My First BoF

A very old guide I found one of my HDD's

Creating your first buffer overflow

In a 32 bit Kali installation open a terminal and type the following command and set the value to 0
sudo nano /proc/sys/kernel/randomize_va_space
This will turn off ASLR on the system (this is a protection against buffer overflows)
Next type
nano overflow.c
And copy the following vulnerable code into the text box.
#include <stdio.h>
main() {
char *name;
char *dangerous_system_command;
name = (char *) malloc(10);
dangerous_system_command = (char *) malloc(128);
printf("Address of name is %d\n", name);
printf("Address of command is %d\n", dangerous_system_command);
sprintf(dangerous_system_command, "echo %s", "hello world!");
printf("whats your name?");
gets(name);
system(dangerous_system_command);
}
This code is written in C and essentially it creates 2 variables name and dangerous_system_command it then allocates a memory buffer for each variable. The next 2 print statements print out the address in memory. The program will then ask for your name, it uses the vulnerable command “gets” (which does not sanitise input). If the input is of correct size the program will print out “hello world” lets do this now.
type:
./overflow
to run the program and look at the memory addresses. you should be able to count the difference between them.

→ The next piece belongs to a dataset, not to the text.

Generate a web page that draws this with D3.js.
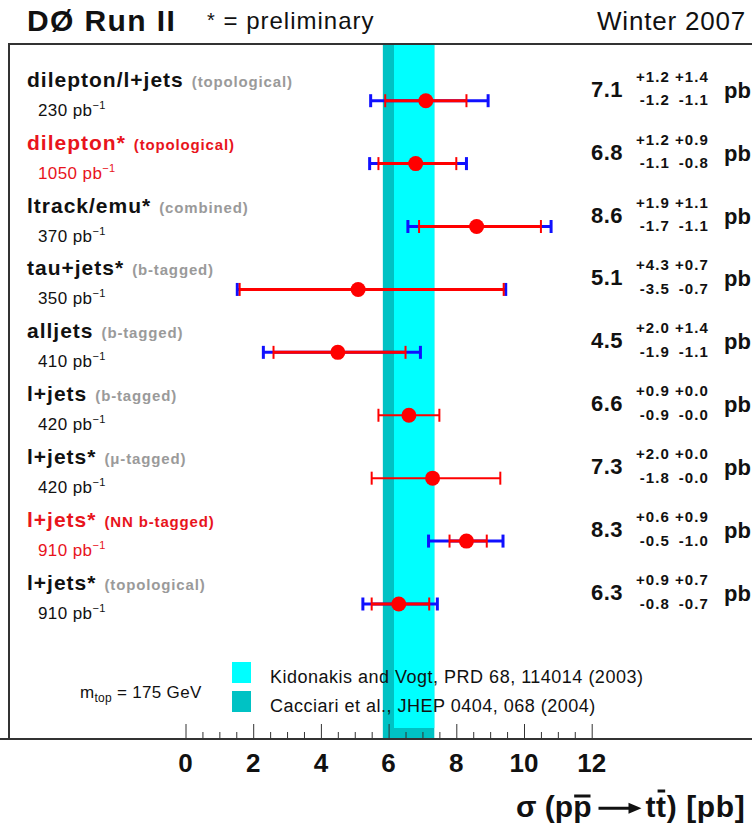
<!DOCTYPE html>
<html><head><meta charset="utf-8">
<script src="https://cdn.jsdelivr.net/npm/d3@7"></script>
<style>
html,body{margin:0;padding:0;background:#fff;}
svg{display:block;}
text{font-family:"Liberation Sans",Arial,sans-serif;}
</style></head>
<body>
<svg id="chart" width="752" height="829"></svg>
<script>
// ---- data ----
const categories = ["dilepton/l+jets","dilepton*","ltrack/emu*","tau+jets*","alljets","l+jets","l+jets*","l+jets*","l+jets*"];
const methods = ["(topological)","(topological)","(combined)","(b-tagged)","(b-tagged)","(b-tagged)","(\u03bc-tagged)","(NN b-tagged)","(topological)"];
const lumi = [230,1050,370,350,410,420,420,910,910];
const highlight = [false,true,false,false,false,false,false,true,false];
const xsec = [7.1,6.8,8.6,5.1,4.5,6.6,7.3,8.3,6.3];
const statUp = [1.2,1.2,1.9,4.3,2.0,0.9,2.0,0.6,0.9];
const statDn = [1.2,1.1,1.7,3.5,1.9,0.9,1.8,0.5,0.8];
const systUp = [1.4,0.9,1.1,0.7,1.4,0.0,0.0,0.9,0.7];
const systDn = [1.1,0.8,1.1,0.7,1.1,0.0,0.0,1.0,0.7];
const totUp = [1.84,1.50,2.20,4.36,2.44,0.9,2.0,1.08,1.14];
const totDn = [1.63,1.36,2.03,3.57,2.20,0.9,1.8,1.12,1.06];
const theoryNames = ["Cacciari et al., JHEP 0404, 068 (2004)","Kidonakis and Vogt, PRD 68, 114014 (2003)"];
const theoryLo = [5.83,6.16];
const theoryHi = [7.35,7.35];
const theoryColors = ["#00c2c4","#00ffff"];
const tickValues = [0,2,4,6,8,10,12];

// ---- layout ----
const svg = d3.select("#chart");
const frame = {left:9, top:44, bottom:739};
const x = d3.scaleLinear().domain([0,12]).range([185.5,591.7]);
const y = d3.scalePoint().domain(d3.range(categories.length)).range([100.7,604]);
const RED = "#ff0000", BLUE = "#1010ff", DARK="#111", HRED="#e8141c";

// header
svg.append("text").attr("x",27).attr("y",31).attr("font-size",30).attr("letter-spacing",1.4).attr("font-weight","bold").attr("fill",DARK).text("D\u00d8 Run II");
const pre = svg.append("text").attr("x",207).attr("y",29).attr("font-size",24).attr("letter-spacing",1.0).attr("fill",DARK);
pre.append("tspan").attr("font-size",20).attr("dy",-2).text("*");
pre.append("tspan").attr("dy",2).text(" = preliminary");
svg.append("text").attr("x",746).attr("y",30).attr("font-size",26).attr("letter-spacing",0.8).attr("text-anchor","end").attr("fill",DARK).text("Winter 2007");

// theory bands
const bandBottom = [frame.bottom, frame.bottom-11];
svg.append("g").selectAll("rect").data(theoryLo).join("rect")
  .attr("x",(d,i)=>x(d)).attr("width",(d,i)=>x(theoryHi[i])-x(d))
  .attr("y",frame.top+1).attr("height",(d,i)=>bandBottom[i]-frame.top-1)
  .attr("fill",(d,i)=>theoryColors[i]);

// frame
svg.append("path").attr("d",`M${frame.left},${frame.bottom} V${frame.top} H760`)
  .attr("fill","none").attr("stroke","#333").attr("stroke-width",2);

// axis
const axis = d3.axisTop(x).tickValues(d3.range(0,12.01,0.5)).tickSize(7).tickFormat("");
const ag = svg.append("g").attr("transform",`translate(0,${frame.bottom})`).call(axis);
ag.select(".domain").remove();
ag.selectAll(".tick line").attr("stroke","#333").attr("stroke-width",1)
  .attr("y2",d=>tickValues.includes(d)?-15:-7);
svg.append("line").attr("x1",0).attr("x2",752).attr("y1",frame.bottom).attr("y2",frame.bottom)
  .attr("stroke","#333").attr("stroke-width",2);
svg.append("g").selectAll("text").data(tickValues).join("text")
  .attr("x",d=>x(d)).attr("y",772).attr("text-anchor","middle")
  .attr("font-size",26).attr("font-weight","bold").attr("fill",DARK).text(d=>d);

// axis title: σ (p p̄ → t t̄) [pb]
const title = svg.append("text").attr("x",516).attr("y",817)
  .attr("font-size",30).attr("font-weight","bold").attr("fill",DARK);
const t1 = title.append("tspan").text("\u03c3 (pp");
const t2 = title.append("tspan").attr("dx",54).attr("letter-spacing",0.6).text("tt) [pb]");
{
  const n1 = t1.node().getNumberOfChars();
  const pE = title.node().getExtentOfChar(n1-1);
  const tE = title.node().getExtentOfChar(n1+1);
  const tS = title.node().getExtentOfChar(n1);
  svg.append("line").attr("x1",pE.x+1).attr("x2",pE.x+pE.width-1)
    .attr("y1",pE.y+6).attr("y2",pE.y+6).attr("stroke",DARK).attr("stroke-width",3);
  svg.append("line").attr("x1",tE.x+1.5).attr("x2",tE.x+tE.width-1.5)
    .attr("y1",tE.y+1).attr("y2",tE.y+1).attr("stroke",DARK).attr("stroke-width",3);
  const ax0 = pE.x+pE.width+7, ax1 = tS.x-4, ay = pE.y+pE.height*0.55;
  svg.append("line").attr("x1",ax0).attr("x2",ax1-10).attr("y1",ay).attr("y2",ay)
    .attr("stroke",DARK).attr("stroke-width",3);
  svg.append("path").attr("d",`M${ax1},${ay} L${ax1-13},${ay-5.5} L${ax1-13},${ay+5.5} Z`).attr("fill",DARK);
}

// legend
const legY = [691,662];
svg.append("g").selectAll("rect").data(theoryNames).join("rect")
  .attr("x",232).attr("y",(d,i)=>legY[i]).attr("width",19).attr("height",21)
  .attr("fill",(d,i)=>theoryColors[i]);
svg.append("g").selectAll("text").data(theoryNames).join("text")
  .attr("x",270).attr("y",(d,i)=>legY[i]+21).attr("font-size",18).attr("letter-spacing",0.5).attr("fill",DARK).text(d=>d);
const mt = svg.append("text").attr("x",80).attr("y",698).attr("font-size",17).attr("letter-spacing",0.3).attr("fill",DARK);
mt.append("tspan").text("m");
mt.append("tspan").attr("font-size",12).attr("dy",4).text("top");
mt.append("tspan").attr("dy",-4).text(" = 175 GeV");

// error bars
const rows = svg.append("g").selectAll("g").data(xsec).join("g")
  .attr("transform",(d,i)=>`translate(0,${y(i)})`);
const capH = 6.5;
rows.each(function(d,i){
  const g = d3.select(this);
  const hasSyst = systUp[i]>0 || systDn[i]>0;
  if (hasSyst){
    g.append("line").attr("x1",x(d-totDn[i])).attr("x2",x(d+totUp[i])).attr("stroke",BLUE).attr("stroke-width",3);
    [d-totDn[i], d+totUp[i]].forEach(v=>g.append("line").attr("x1",x(v)).attr("x2",x(v))
      .attr("y1",-capH).attr("y2",capH).attr("stroke",BLUE).attr("stroke-width",3));
  }
  const rw = hasSyst ? 3 : 2;
  g.append("line").attr("x1",x(d-statDn[i])).attr("x2",x(d+statUp[i])).attr("stroke",RED).attr("stroke-width",rw);
  [d-statDn[i], d+statUp[i]].forEach(v=>g.append("line").attr("x1",x(v)).attr("x2",x(v))
    .attr("y1",-capH).attr("y2",capH).attr("stroke",RED).attr("stroke-width",2));
  g.append("circle").attr("cx",x(d)).attr("r",7.5).attr("fill",RED);
});

// left labels
rows.each(function(d,i){
  const g = d3.select(this);
  const col = highlight[i] ? HRED : DARK;
  const t = g.append("text").attr("x",27).attr("y",-14).attr("fill",col);
  t.append("tspan").attr("font-size",21).attr("font-weight","bold").attr("letter-spacing",1.0).text(categories[i]);
  t.append("tspan").attr("font-size",15).attr("font-weight","bold").attr("letter-spacing",0.85)
    .attr("dx",8).attr("fill",highlight[i]?HRED:"#9a9a9a").text(methods[i]);
  const l = g.append("text").attr("x",38).attr("y",15).attr("fill",col).attr("font-size",17).attr("letter-spacing",0.4);
  l.append("tspan").text(lumi[i]+" pb");
  l.append("tspan").attr("font-size",11).attr("dy",-7).text("\u22121");
});

// right values
const fmt = d3.format(".1f");
rows.each(function(d,i){
  const g = d3.select(this);
  const small = (xx,yy,s)=>g.append("text").attr("x",xx).attr("y",yy).attr("text-anchor","end")
    .attr("font-size",15).attr("letter-spacing",1.1).attr("font-weight","bold").attr("fill",DARK).text(s);
  g.append("text").attr("x",591).attr("y",-4).attr("font-size",22).attr("letter-spacing",0.5).attr("font-weight","bold").attr("fill",DARK).text(fmt(d));
  small(670,-19,"+"+fmt(statUp[i]));
  small(709,-19,"+"+fmt(systUp[i]));
  small(670,4.5,"-"+fmt(statDn[i]));
  small(709,4.5,"-"+fmt(systDn[i]));
  g.append("text").attr("x",724).attr("y",-3).attr("font-size",22).attr("font-weight","bold").attr("fill",DARK).text("pb");
});
</script>
</body></html>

In my example the difference is 28250160 - 28250128 = 32. This means that any input of 32 characters or less the program will accept as a valid input, however anything over this then the program will not know how to handle it. lets try this now with some inputs.

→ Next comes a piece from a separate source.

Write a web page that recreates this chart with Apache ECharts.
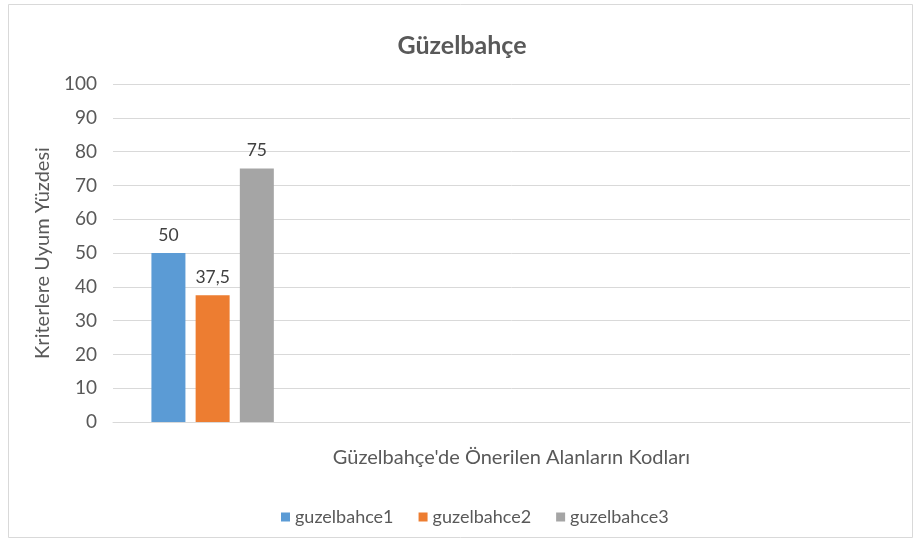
<!DOCTYPE html>
<html>
<head>
<meta charset="utf-8">
<script src="https://cdn.jsdelivr.net/npm/echarts@6/dist/echarts.min.js"></script>
<style>
    html, body { margin: 0; padding: 0; background: #fff; }
    #chart { width: 924px; height: 546px; }
</style>
</head>
<body>
<div id="chart"></div>
<script>
// kategoriler (sadece ilkinde veri var)
var categories = ['', '', '', '']
var seriesNames = ['guzelbahce1', 'guzelbahce2', 'guzelbahce3']
var guzelbahce1 = [50, null, null, null]
var guzelbahce2 = [37.5, null, null, null]
var guzelbahce3 = [75, null, null, null]
var colors = ['#5b9bd5', '#ed7d31', '#a5a5a5']
var yTicks = [0, 10, 20, 30, 40, 50, 60, 70, 80, 90, 100]

var font = 'Lato'
var textColor = '#595959'

var values = [guzelbahce1, guzelbahce2, guzelbahce3]
var list = []
for (var i = 0; i < seriesNames.length; i++) {
    list.push({
        name: seriesNames[i],
        type: 'bar',
        data: values[i],
        barWidth: 34,
        barGap: '30%',
        itemStyle: { color: colors[i] },
        label: {
            show: true,
            position: 'top',
            distance: 9,
            color: '#404040',
            fontFamily: font,
            fontSize: 17.5,
            formatter: function(p) {
                return String(p.value).replace('.', ',')
            }
        }
    })
}

var option = {
    backgroundColor: '#fff',
    animation: false,
    color: colors,
    title: {
        text: 'Güzelbahçe',
        left: 'center',
        top: 28,
        textStyle: {
            fontFamily: font,
            fontSize: 25,
            fontWeight: 'bold',
            color: textColor
        }
    },
    legend: {
        data: seriesNames,
        left: 276,
        top: 503,
        icon: 'rect',
        itemWidth: 9,
        itemHeight: 9,
        itemGap: 25,
        textStyle: {
            fontFamily: font,
            fontSize: 18,
            color: textColor
        }
    },
    grid: {
        left: 113,
        right: 14,
        top: 84,
        bottom: 124
    },
    xAxis: {
        type: 'category',
        data: categories,
        name: "Güzelbahçe'de Önerilen Alanların Kodları",
        nameLocation: 'middle',
        nameGap: 26,
        nameTextStyle: {
            fontFamily: font,
            fontSize: 20,
            color: textColor
        },
        axisLine: { lineStyle: { color: '#d9d9d9' } },
        axisTick: { show: false },
        axisLabel: { show: false }
    },
    yAxis: {
        type: 'value',
        min: yTicks[0],
        max: yTicks[yTicks.length - 1],
        interval: 10,
        name: 'Kriterlere Uyum Yüzdesi',
        nameLocation: 'middle',
        nameGap: 60,
        nameTextStyle: {
            fontFamily: font,
            fontSize: 20,
            color: textColor
        },
        axisLine: { show: false },
        axisTick: { show: false },
        axisLabel: {
            fontFamily: font,
            fontSize: 19,
            color: textColor,
            margin: 16
        },
        splitLine: { lineStyle: { color: '#d9d9d9' } }
    },
    graphic: [{
        type: 'rect',
        shape: { x: 8.5, y: 4.5, width: 904, height: 533 },
        style: { fill: 'none', stroke: '#d9d9d9', lineWidth: 1 },
        silent: true
    }],
    series: list
}

echarts.init(document.getElementById('chart')).setOption(option)
</script>
</body>
</html>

As you can see, with a valid input we get the expected output “hello world!”
If we enter a string that is greater than 32 characters we see that we get an error message that looks like the shell command “r” can not be found. The letter “r” is the 33rd character of the input.

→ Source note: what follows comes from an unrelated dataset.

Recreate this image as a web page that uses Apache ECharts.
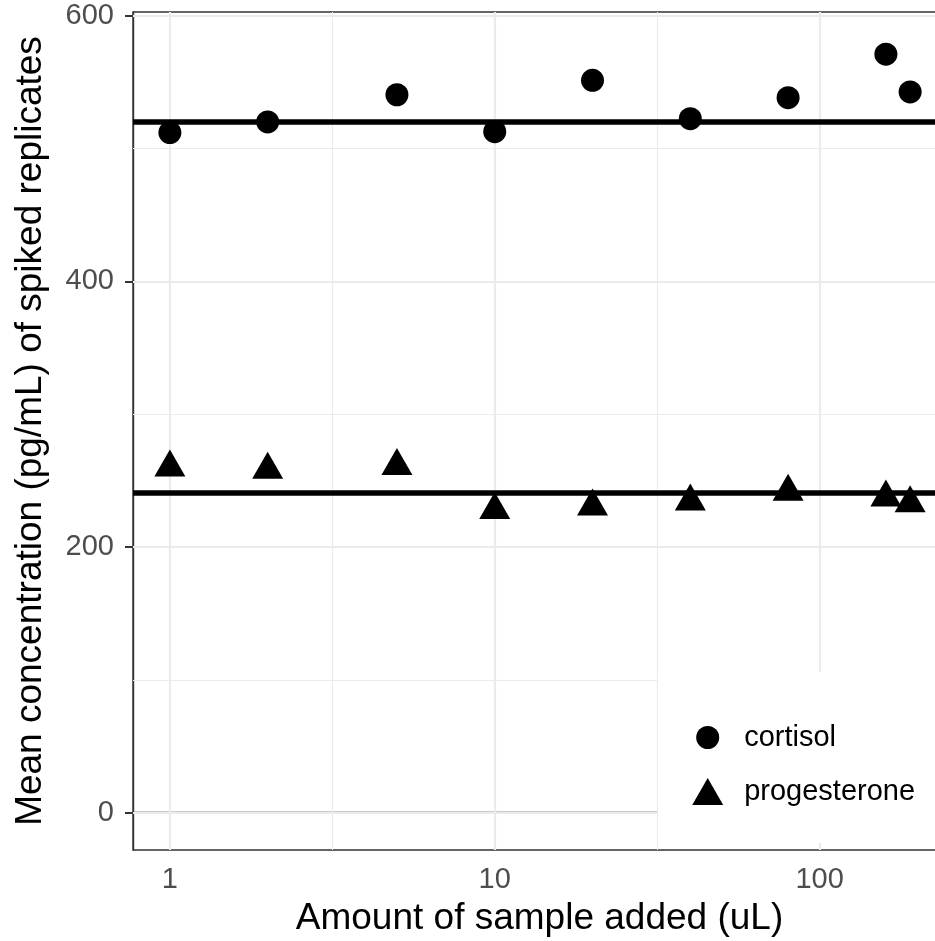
<!DOCTYPE html>
<html>
<head>
<meta charset="utf-8">
<script src="https://cdn.jsdelivr.net/npm/echarts@6/dist/echarts.min.js"></script>
<style>
html,body{margin:0;padding:0;background:#fff;}
#chart{width:935px;height:941px;}
</style>
</head>
<body>
<div id="chart"></div>
<script>
// ---- data ----
var sampleVolumes = [1, 2, 5, 10, 20, 40, 80, 160, 190];
var cortisol = [512, 520, 540.5, 512.7, 551.4, 522.5, 538.3, 571, 542.6];
var progesterone = [259.8, 258.1, 261, 227.9, 230.5, 234.2, 241.7, 237.2, 233];
var referenceLines = [520, 240.5];
var xTicks = [1, 10, 100];
var xMinorGrid = [3.1623, 31.623];
var yTicks = [0, 200, 400, 600];
var yMinorGrid = [100, 300, 500];
var seriesNames = ['cortisol', 'progesterone'];

function pairs(xs, ys) { return xs.map(function (x, i) { return [x, ys[i]]; }); }

var gridMajor = { color: '#EBEBEB', width: 2.2, type: 'solid' };
var gridMinor = { color: '#EBEBEB', width: 1.1, type: 'solid' };
var gridLines = [];
xTicks.forEach(function (v) { gridLines.push({ xAxis: v, lineStyle: gridMajor }); });
xMinorGrid.forEach(function (v) { gridLines.push({ xAxis: v, lineStyle: gridMinor }); });
yTicks.forEach(function (v) { gridLines.push({ yAxis: v, lineStyle: gridMajor }); });
yMinorGrid.forEach(function (v) { gridLines.push({ yAxis: v, lineStyle: gridMinor }); });

var chart = echarts.init(document.getElementById('chart'), null, { renderer: 'canvas' });
var font = '"Liberation Sans", Arial, Helvetica, sans-serif';

chart.setOption({
  animation: false,
  backgroundColor: '#ffffff',
  textStyle: { fontFamily: font },
  grid: {
    left: 133, top: 12, width: 813, height: 838,
    outerBoundsMode: 'none',
    show: true, borderColor: '#333333', borderWidth: 1.4, backgroundColor: 'transparent',
    containLabel: false
  },
  xAxis: {
    type: 'log', logBase: 10, min: 0.77, max: 245,
    name: 'Amount of sample added (uL)', nameLocation: 'middle', nameGap: 50,
    nameTextStyle: { fontSize: 37, color: '#000', fontFamily: font },
    axisLine: { show: true, lineStyle: { color: '#333333', width: 1.4 } },
    axisTick: { show: true, length: 8, lineStyle: { color: '#333333', width: 2 }, customValues: xTicks },
    axisLabel: { fontSize: 29, color: '#4D4D4D', margin: 15, fontFamily: font, customValues: xTicks },
    splitLine: { show: false }, minorSplitLine: { show: false }, minorTick: { show: false }
  },
  yAxis: {
    type: 'value', min: -28.1, max: 602.8,
    name: 'Mean concentration (pg/mL) of spiked replicates', nameLocation: 'middle', nameGap: 84,
    nameRotate: 90,
    nameTextStyle: { fontSize: 37, color: '#000', fontFamily: font },
    axisLine: { show: true, lineStyle: { color: '#333333', width: 1.4 } },
    axisTick: { show: true, length: 8, lineStyle: { color: '#333333', width: 2 }, customValues: yTicks },
    axisLabel: { fontSize: 29, color: '#4D4D4D', margin: 19, fontFamily: font, customValues: yTicks },
    splitLine: { show: false }, minorSplitLine: { show: false }
  },
  graphic: [{
    type: 'rect', z: 2, silent: true,
    shape: { x: 658, y: 672, width: 300, height: 171 },
    style: { fill: '#ffffff' }
  }],
  legend: [{
    data: [{ name: seriesNames[0], icon: 'circle' }],
    left: 696.2, top: 723, padding: 0, z: 10,
    itemWidth: 23, itemHeight: 23,
    textStyle: { fontSize: 29, color: '#000', fontFamily: font, padding: [0, 0, 0, 20] }
  }, {
    data: [{ name: seriesNames[1], icon: 'triangle' }],
    left: 692.2, top: 777, padding: 0, z: 10,
    itemWidth: 31, itemHeight: 27,
    textStyle: { fontSize: 29, color: '#000', fontFamily: font, padding: [0, 0, 0, 16] }
  }],
  series: [
    {
      name: 'grid', type: 'line', data: [], z: 1, silent: true,
      markLine: { silent: true, symbol: ['none', 'none'], label: { show: false }, z: 1, data: gridLines }
    },
    {
      name: seriesNames[0], type: 'scatter', z: 5,
      symbol: 'circle', symbolSize: 23,
      itemStyle: { color: '#000000', opacity: 1 },
      data: pairs(sampleVolumes, cortisol),
      markLine: {
        silent: true, symbol: ['none', 'none'], label: { show: false },
        lineStyle: { color: '#000', width: 5.5, type: 'solid', opacity: 1 },
        data: [{ yAxis: referenceLines[0] }]
      }
    },
    {
      name: seriesNames[1], type: 'scatter', z: 5,
      symbol: 'triangle', symbolSize: [31, 27], symbolOffset: [0, -4.5],
      itemStyle: { color: '#000000', opacity: 1 },
      data: pairs(sampleVolumes, progesterone),
      markLine: {
        silent: true, symbol: ['none', 'none'], label: { show: false },
        lineStyle: { color: '#000', width: 5.5, type: 'solid', opacity: 1 },
        data: [{ yAxis: referenceLines[1] }]
      }
    }
  ]
});
</script>
</body>
</html>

So if we know the program has a 32 length buffer and that if we overflow the name variable of 32 bytes we end up in a command variable, why not forge a command at the end of our buffer overflow. To do this we would need a string of 32bit length and a command at the end of it. like so:
12345678901234567890123456789012cat /etc/passwd
The command cat /etc/password is the command we are trying to inject which will read the linux file system password file.